◆ Request
Tell how many lines carry the word "React"; the reply is the number and nothing else.

◆ Stored data

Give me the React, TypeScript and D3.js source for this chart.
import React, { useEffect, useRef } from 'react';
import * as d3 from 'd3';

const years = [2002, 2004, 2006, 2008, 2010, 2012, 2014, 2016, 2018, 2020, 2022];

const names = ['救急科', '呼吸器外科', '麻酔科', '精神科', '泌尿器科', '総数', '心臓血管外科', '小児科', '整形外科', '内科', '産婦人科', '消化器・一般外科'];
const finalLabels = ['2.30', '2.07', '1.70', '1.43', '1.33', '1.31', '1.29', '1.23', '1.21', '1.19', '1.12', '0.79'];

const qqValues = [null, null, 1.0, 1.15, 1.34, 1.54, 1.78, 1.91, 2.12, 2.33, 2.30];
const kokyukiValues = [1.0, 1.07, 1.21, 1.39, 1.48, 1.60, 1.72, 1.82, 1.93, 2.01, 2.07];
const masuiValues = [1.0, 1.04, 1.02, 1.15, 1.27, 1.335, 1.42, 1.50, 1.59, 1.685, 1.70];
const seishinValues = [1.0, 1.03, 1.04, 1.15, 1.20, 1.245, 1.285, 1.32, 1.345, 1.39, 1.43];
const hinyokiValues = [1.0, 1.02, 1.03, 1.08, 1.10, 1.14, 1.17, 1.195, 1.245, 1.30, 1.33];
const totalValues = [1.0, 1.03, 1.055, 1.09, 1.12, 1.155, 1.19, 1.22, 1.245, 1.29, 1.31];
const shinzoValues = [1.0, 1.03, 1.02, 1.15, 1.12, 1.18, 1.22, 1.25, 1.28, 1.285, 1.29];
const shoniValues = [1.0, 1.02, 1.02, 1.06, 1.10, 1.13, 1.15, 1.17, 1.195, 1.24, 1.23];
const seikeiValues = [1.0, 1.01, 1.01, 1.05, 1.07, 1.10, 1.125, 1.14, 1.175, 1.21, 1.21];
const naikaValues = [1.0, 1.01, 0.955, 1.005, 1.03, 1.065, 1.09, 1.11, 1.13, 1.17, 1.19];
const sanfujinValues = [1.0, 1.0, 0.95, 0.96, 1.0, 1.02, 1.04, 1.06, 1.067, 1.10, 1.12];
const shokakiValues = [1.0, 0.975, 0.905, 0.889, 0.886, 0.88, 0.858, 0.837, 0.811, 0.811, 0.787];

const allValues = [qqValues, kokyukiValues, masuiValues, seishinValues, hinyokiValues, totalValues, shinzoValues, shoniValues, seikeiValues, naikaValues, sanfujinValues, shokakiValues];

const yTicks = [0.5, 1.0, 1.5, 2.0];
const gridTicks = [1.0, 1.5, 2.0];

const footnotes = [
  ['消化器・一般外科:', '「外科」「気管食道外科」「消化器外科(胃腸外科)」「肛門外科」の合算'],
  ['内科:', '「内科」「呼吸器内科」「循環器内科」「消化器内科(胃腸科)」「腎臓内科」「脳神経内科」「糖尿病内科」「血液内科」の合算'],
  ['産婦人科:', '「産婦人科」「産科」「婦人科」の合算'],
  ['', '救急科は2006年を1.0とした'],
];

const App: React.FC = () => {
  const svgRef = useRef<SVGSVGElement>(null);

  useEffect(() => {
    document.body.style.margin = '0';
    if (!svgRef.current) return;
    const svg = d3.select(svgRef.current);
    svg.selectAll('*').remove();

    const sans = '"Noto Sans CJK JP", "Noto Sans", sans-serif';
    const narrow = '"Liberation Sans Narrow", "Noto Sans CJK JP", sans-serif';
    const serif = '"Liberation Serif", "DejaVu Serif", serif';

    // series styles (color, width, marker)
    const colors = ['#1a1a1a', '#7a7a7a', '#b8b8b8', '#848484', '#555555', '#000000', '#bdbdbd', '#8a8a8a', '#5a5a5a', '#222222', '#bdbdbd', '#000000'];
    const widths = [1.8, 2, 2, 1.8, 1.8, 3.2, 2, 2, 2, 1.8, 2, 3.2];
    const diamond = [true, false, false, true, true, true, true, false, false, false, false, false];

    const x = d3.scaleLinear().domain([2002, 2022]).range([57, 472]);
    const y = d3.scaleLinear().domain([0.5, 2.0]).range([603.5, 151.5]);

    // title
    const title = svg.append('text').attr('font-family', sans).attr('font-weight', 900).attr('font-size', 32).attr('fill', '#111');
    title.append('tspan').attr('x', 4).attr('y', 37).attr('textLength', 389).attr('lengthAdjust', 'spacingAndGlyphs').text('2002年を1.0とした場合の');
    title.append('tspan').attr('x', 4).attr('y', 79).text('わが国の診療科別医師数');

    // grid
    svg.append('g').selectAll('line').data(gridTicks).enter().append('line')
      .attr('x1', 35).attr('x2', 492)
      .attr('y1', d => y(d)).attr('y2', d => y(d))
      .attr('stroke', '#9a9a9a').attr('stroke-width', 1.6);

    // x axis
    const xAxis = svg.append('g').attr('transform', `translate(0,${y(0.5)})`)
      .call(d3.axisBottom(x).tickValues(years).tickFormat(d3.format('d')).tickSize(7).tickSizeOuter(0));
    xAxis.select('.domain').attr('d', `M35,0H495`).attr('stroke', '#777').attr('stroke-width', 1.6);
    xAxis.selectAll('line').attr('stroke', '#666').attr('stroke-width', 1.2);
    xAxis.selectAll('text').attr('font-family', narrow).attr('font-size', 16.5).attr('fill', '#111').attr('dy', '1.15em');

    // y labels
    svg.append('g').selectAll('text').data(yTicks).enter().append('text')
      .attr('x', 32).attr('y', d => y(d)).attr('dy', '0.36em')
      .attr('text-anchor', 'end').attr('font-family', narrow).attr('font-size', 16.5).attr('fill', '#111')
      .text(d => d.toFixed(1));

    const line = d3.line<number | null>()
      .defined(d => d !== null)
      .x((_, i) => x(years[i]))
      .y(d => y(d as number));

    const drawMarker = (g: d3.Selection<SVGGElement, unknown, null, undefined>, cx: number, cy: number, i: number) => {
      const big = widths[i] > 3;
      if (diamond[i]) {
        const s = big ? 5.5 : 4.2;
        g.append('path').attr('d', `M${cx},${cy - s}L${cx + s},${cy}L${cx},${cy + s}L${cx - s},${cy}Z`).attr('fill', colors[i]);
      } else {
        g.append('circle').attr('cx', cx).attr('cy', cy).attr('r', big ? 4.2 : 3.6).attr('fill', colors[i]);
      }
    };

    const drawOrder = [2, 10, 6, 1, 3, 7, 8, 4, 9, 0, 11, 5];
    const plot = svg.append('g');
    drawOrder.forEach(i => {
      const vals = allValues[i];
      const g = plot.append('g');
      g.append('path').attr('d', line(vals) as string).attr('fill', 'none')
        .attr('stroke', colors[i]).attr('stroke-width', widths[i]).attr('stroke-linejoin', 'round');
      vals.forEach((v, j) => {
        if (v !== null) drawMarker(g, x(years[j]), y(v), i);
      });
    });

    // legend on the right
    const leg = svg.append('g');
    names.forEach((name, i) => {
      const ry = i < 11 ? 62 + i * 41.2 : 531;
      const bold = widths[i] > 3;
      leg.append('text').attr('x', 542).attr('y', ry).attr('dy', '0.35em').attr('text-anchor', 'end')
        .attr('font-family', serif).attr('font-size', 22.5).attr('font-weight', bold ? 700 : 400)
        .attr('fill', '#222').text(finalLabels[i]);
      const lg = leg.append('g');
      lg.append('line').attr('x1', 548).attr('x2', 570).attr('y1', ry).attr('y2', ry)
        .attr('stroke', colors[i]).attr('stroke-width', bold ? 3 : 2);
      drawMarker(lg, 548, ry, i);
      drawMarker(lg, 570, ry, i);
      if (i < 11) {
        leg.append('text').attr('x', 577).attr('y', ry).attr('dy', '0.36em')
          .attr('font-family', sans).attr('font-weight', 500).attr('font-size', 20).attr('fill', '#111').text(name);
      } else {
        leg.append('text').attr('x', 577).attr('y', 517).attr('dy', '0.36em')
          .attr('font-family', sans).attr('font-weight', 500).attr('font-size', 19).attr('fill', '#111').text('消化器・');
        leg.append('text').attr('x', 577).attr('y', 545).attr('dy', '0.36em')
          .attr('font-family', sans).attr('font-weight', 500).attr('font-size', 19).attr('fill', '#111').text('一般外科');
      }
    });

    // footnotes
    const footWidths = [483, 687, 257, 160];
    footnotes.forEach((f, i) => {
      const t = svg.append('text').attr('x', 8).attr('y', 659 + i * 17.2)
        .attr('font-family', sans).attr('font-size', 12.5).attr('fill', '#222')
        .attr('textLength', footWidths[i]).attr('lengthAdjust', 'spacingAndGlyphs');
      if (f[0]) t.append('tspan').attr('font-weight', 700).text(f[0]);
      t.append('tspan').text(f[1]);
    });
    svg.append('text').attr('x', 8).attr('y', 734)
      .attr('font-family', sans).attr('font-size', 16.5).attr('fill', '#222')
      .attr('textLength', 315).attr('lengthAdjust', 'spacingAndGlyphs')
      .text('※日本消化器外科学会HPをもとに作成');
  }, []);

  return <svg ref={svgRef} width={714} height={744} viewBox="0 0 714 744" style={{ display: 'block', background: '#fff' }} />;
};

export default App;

◆ Answer below
3